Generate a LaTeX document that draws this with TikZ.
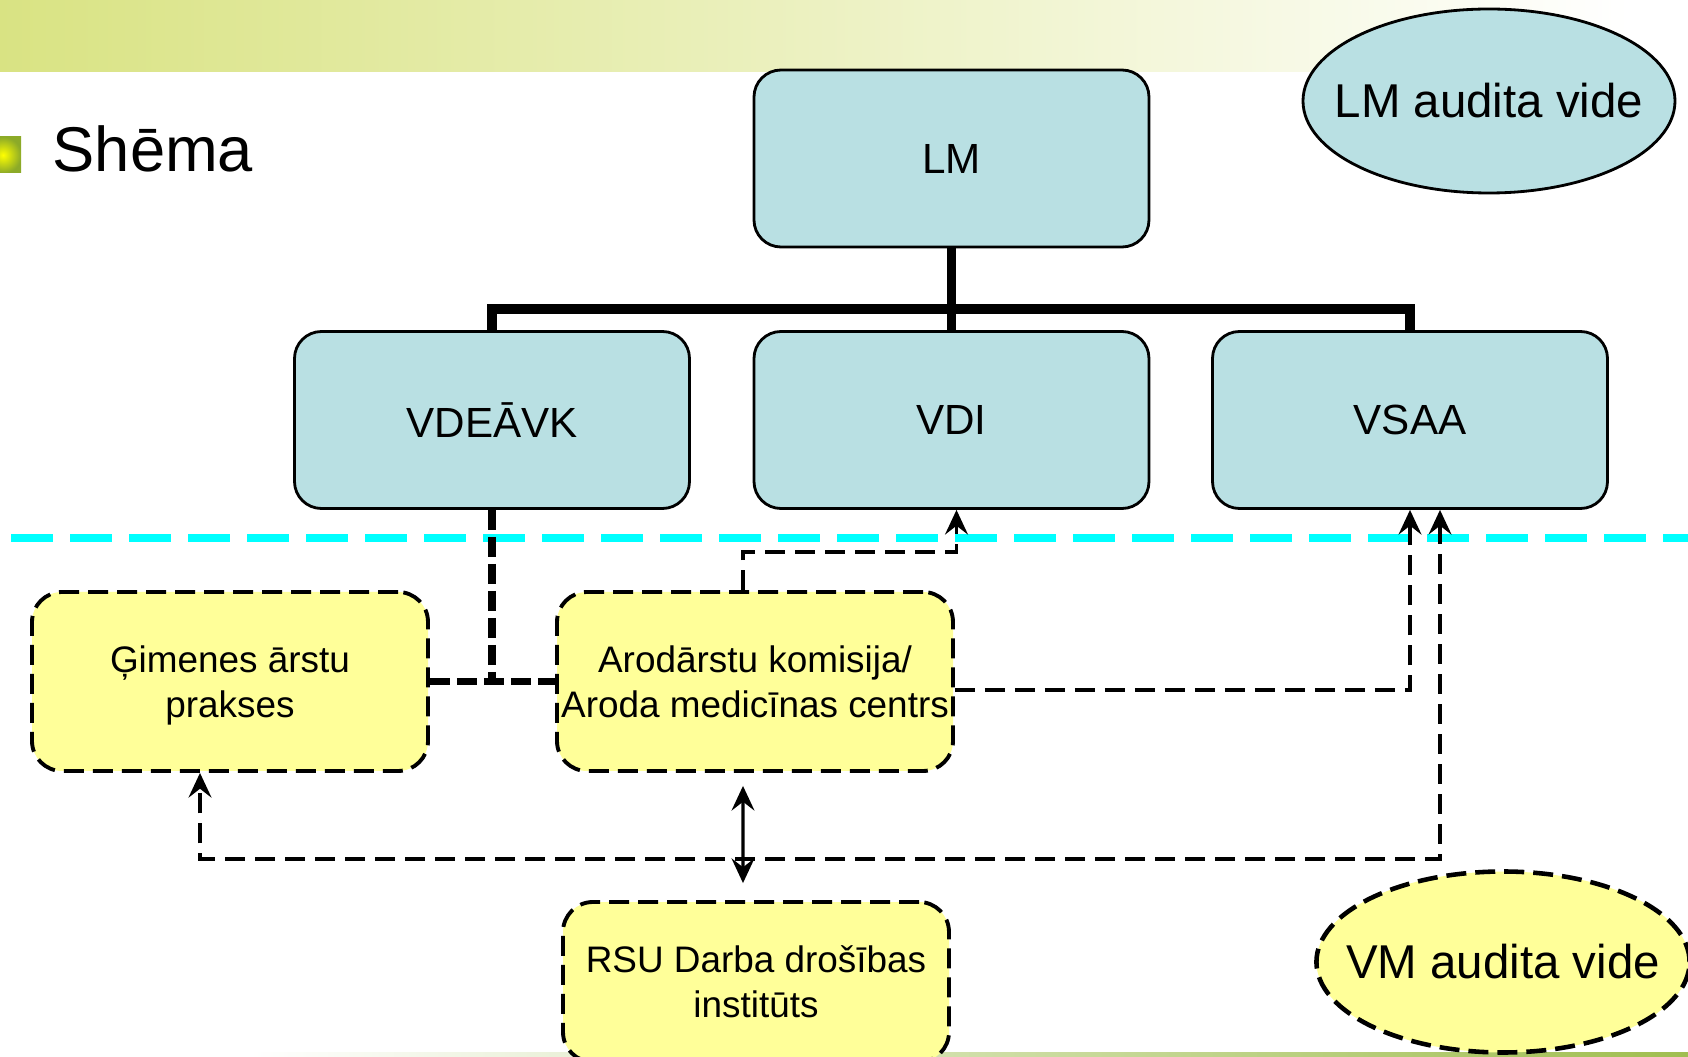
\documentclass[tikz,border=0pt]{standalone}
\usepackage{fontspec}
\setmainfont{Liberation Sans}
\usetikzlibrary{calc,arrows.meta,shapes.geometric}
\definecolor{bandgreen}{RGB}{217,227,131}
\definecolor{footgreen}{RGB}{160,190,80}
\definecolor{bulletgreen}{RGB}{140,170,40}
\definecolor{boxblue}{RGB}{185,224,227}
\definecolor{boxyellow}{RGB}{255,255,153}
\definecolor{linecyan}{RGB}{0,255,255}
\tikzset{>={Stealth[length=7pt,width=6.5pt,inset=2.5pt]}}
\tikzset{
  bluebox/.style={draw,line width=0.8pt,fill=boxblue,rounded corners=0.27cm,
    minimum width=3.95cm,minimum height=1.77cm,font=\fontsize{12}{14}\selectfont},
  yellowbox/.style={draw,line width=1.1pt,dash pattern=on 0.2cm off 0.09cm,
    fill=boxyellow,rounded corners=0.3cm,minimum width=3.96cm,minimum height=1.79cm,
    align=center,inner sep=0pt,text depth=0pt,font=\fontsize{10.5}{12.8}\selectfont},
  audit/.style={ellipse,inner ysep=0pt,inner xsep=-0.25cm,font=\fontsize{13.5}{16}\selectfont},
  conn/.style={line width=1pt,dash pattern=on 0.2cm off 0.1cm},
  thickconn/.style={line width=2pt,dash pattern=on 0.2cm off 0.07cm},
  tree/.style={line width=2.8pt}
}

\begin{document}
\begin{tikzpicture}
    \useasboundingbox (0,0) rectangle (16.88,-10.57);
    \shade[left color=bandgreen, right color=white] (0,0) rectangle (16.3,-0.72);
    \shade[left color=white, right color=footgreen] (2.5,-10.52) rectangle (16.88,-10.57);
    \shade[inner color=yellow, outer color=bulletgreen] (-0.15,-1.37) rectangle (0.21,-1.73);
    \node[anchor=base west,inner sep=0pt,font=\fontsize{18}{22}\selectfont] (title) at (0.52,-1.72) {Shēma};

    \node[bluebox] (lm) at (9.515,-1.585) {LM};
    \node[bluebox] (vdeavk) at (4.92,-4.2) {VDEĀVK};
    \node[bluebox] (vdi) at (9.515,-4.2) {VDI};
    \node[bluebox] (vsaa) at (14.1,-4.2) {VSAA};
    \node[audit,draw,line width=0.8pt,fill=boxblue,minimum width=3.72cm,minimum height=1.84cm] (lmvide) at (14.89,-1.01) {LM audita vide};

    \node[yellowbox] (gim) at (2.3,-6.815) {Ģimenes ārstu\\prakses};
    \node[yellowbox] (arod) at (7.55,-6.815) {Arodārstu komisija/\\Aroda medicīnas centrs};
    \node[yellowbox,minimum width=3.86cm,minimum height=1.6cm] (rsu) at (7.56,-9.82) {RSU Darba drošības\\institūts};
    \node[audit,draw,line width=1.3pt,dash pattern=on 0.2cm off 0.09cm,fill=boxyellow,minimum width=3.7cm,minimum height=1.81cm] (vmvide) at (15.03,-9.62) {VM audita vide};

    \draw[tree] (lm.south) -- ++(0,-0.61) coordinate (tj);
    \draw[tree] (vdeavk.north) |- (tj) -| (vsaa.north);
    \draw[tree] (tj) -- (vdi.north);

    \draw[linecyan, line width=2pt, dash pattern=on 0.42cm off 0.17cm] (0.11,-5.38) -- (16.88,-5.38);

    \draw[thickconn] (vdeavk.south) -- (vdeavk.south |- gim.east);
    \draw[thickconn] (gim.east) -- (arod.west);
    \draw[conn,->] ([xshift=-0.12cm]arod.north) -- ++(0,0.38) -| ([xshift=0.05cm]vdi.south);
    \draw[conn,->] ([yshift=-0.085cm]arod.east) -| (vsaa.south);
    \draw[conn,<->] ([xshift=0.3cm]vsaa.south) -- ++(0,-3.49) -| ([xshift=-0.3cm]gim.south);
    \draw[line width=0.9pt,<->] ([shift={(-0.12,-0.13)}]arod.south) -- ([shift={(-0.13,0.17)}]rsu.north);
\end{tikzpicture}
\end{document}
----------------------------------------
## PROBLEM
Copy each line above precisely, dropping the pictures.

## ANSWER IN FULL
Generate a LaTeX document that draws this with TikZ.
\documentclass[tikz,border=0pt]{standalone}
\usepackage{fontspec}
\setmainfont{Liberation Sans}
\usetikzlibrary{calc,arrows.meta,shapes.geometric}
\definecolor{bandgreen}{RGB}{217,227,131}
\definecolor{footgreen}{RGB}{160,190,80}
\definecolor{bulletgreen}{RGB}{140,170,40}
\definecolor{boxblue}{RGB}{185,224,227}
\definecolor{boxyellow}{RGB}{255,255,153}
\definecolor{linecyan}{RGB}{0,255,255}
\tikzset{>={Stealth[length=7pt,width=6.5pt,inset=2.5pt]}}
\tikzset{
  bluebox/.style={draw,line width=0.8pt,fill=boxblue,rounded corners=0.27cm,
    minimum width=3.95cm,minimum height=1.77cm,font=\fontsize{12}{14}\selectfont},
  yellowbox/.style={draw,line width=1.1pt,dash pattern=on 0.2cm off 0.09cm,
    fill=boxyellow,rounded corners=0.3cm,minimum width=3.96cm,minimum height=1.79cm,
    align=center,inner sep=0pt,text depth=0pt,font=\fontsize{10.5}{12.8}\selectfont},
  audit/.style={ellipse,inner ysep=0pt,inner xsep=-0.25cm,font=\fontsize{13.5}{16}\selectfont},
  conn/.style={line width=1pt,dash pattern=on 0.2cm off 0.1cm},
  thickconn/.style={line width=2pt,dash pattern=on 0.2cm off 0.07cm},
  tree/.style={line width=2.8pt}
}

\begin{document}
\begin{tikzpicture}
    \useasboundingbox (0,0) rectangle (16.88,-10.57);
    \shade[left color=bandgreen, right color=white] (0,0) rectangle (16.3,-0.72);
    \shade[left color=white, right color=footgreen] (2.5,-10.52) rectangle (16.88,-10.57);
    \shade[inner color=yellow, outer color=bulletgreen] (-0.15,-1.37) rectangle (0.21,-1.73);
    \node[anchor=base west,inner sep=0pt,font=\fontsize{18}{22}\selectfont] (title) at (0.52,-1.72) {Shēma};

    \node[bluebox] (lm) at (9.515,-1.585) {LM};
    \node[bluebox] (vdeavk) at (4.92,-4.2) {VDEĀVK};
    \node[bluebox] (vdi) at (9.515,-4.2) {VDI};
    \node[bluebox] (vsaa) at (14.1,-4.2) {VSAA};
    \node[audit,draw,line width=0.8pt,fill=boxblue,minimum width=3.72cm,minimum height=1.84cm] (lmvide) at (14.89,-1.01) {LM audita vide};

    \node[yellowbox] (gim) at (2.3,-6.815) {Ģimenes ārstu\\prakses};
    \node[yellowbox] (arod) at (7.55,-6.815) {Arodārstu komisija/\\Aroda medicīnas centrs};
    \node[yellowbox,minimum width=3.86cm,minimum height=1.6cm] (rsu) at (7.56,-9.82) {RSU Darba drošības\\institūts};
    \node[audit,draw,line width=1.3pt,dash pattern=on 0.2cm off 0.09cm,fill=boxyellow,minimum width=3.7cm,minimum height=1.81cm] (vmvide) at (15.03,-9.62) {VM audita vide};

    \draw[tree] (lm.south) -- ++(0,-0.61) coordinate (tj);
    \draw[tree] (vdeavk.north) |- (tj) -| (vsaa.north);
    \draw[tree] (tj) -- (vdi.north);

    \draw[linecyan, line width=2pt, dash pattern=on 0.42cm off 0.17cm] (0.11,-5.38) -- (16.88,-5.38);

    \draw[thickconn] (vdeavk.south) -- (vdeavk.south |- gim.east);
    \draw[thickconn] (gim.east) -- (arod.west);
    \draw[conn,->] ([xshift=-0.12cm]arod.north) -- ++(0,0.38) -| ([xshift=0.05cm]vdi.south);
    \draw[conn,->] ([yshift=-0.085cm]arod.east) -| (vsaa.south);
    \draw[conn,<->] ([xshift=0.3cm]vsaa.south) -- ++(0,-3.49) -| ([xshift=-0.3cm]gim.south);
    \draw[line width=0.9pt,<->] ([shift={(-0.12,-0.13)}]arod.south) -- ([shift={(-0.13,0.17)}]rsu.north);
\end{tikzpicture}
\end{document}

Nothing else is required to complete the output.